Dan: Do you both have specific genres that you like working together on vs. genres you know the other hates?
Mark and Anna: We don’t write anything we hate! It would show on the page. We write mainly comedy/romcom and horror/thrillers and dabble in science fiction, and we both enjoy those genres.
Dan: Is giving feedback on pages easier or more difficult than it would be with someone you were not married to?
Mark and Anna: It's part of our process that we take very seriously, and since we both understand how we work and how we think, it has truly made it easier. We know not to take anything personally and we are on the same team to make that story the best it possibly can be.
Dan: How do you handle the dynamics of pitching? Does being a husband/wife team seem to generate more attention when you pitch?
Mark and Anna: In the early stages, Mark would do a lot of the pitching as Anna was deep in a script. We shifted that very shortly after and now pitch as a team. I don't think it generates more attention really but it does help to make people understand our team dynamics and how we approach our stories.
Dan: Favorite project(s) you've worked on?
Mark and Anna: Our current project, The Benefactor with Malcolm McDowell by far is one of our favorites along with a TV series, Death Takes a Holiday.
Dan: Favorite stories about your screenwriting career so far?
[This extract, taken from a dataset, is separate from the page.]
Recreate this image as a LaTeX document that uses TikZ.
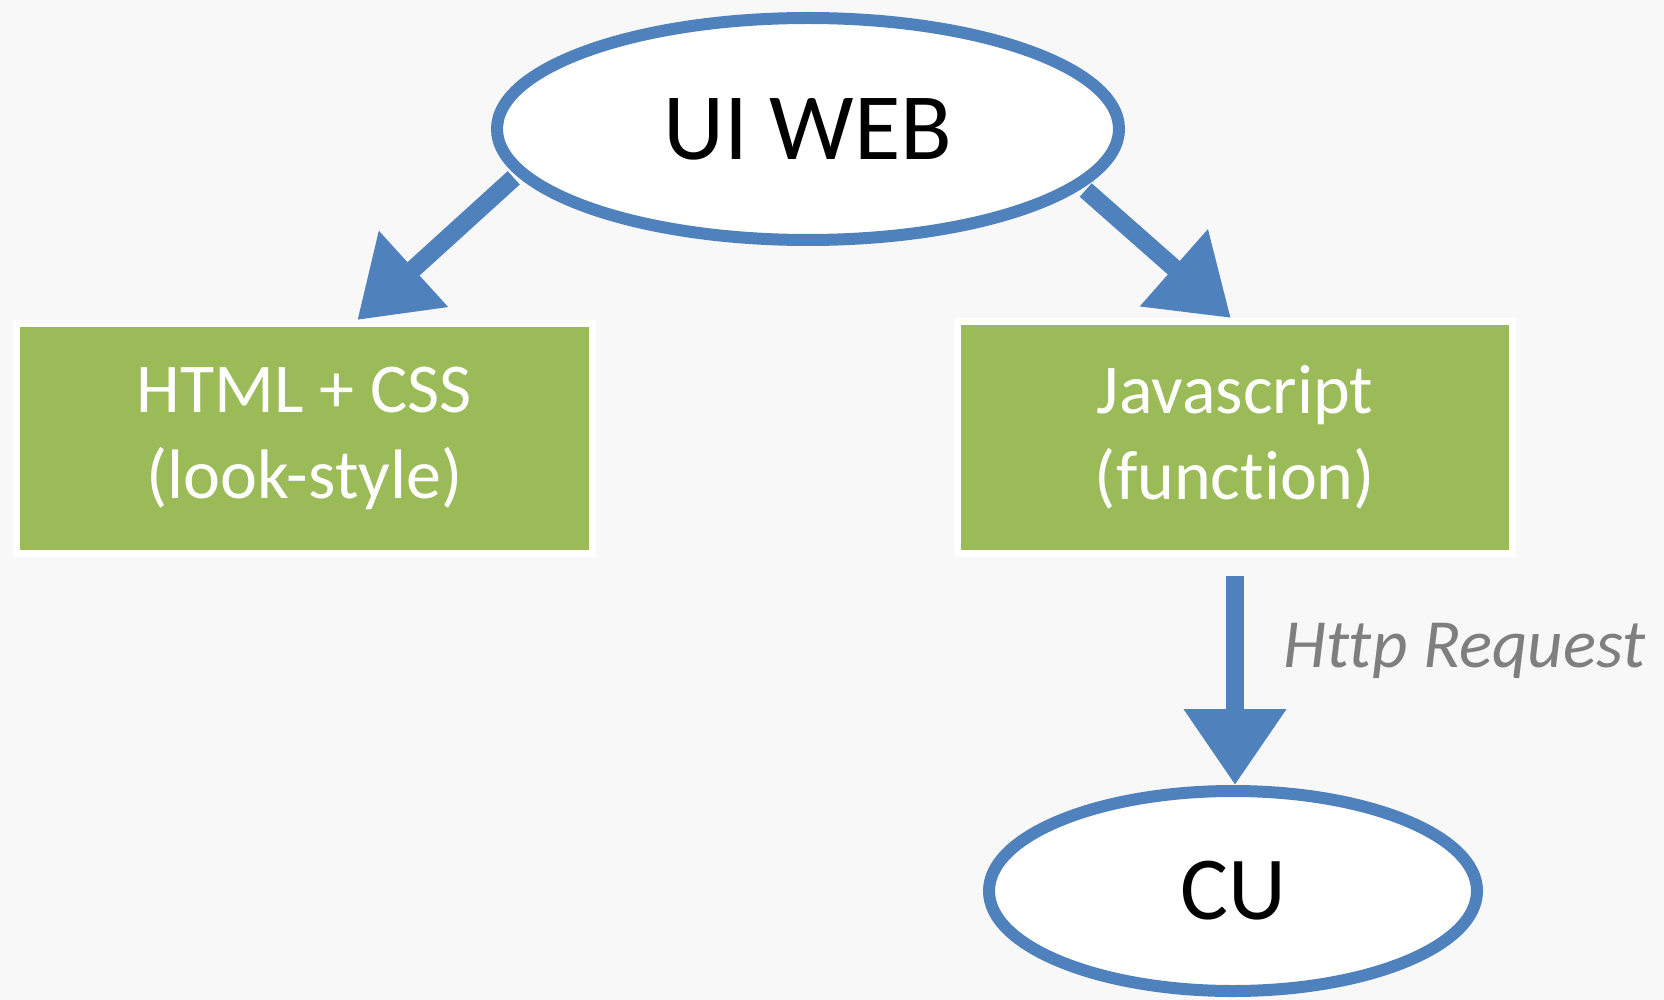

Mark and Anna: Gee... There are so many at this point. I think one of the coolest ones was when we were about to go to L.A. and take a meeting with Netflix. An exec called us from a different company when she saw a post on social media that we were headed to L.A. She heard we were going to pitch to Netflix a project we completed that she had read. She said, "Well, you can but tell them it's taken." I said,"Whaaaaaaaa" when she told us that she was going to surprise us in person when we arrived but since our lunch meeting with her was AFTER Netflix she wanted to tell us... "We're buying it!" That was our first official deal.
The funniest is when we did a Friday night pitch on a script that wasn't 100% completed. It may have not been 50% either. The exec asked if he could read it and we said "Suuuuuuuuure!" Everything blurred after that, but we got it to him on Monday morning. The good thing, he loved it and we went into development.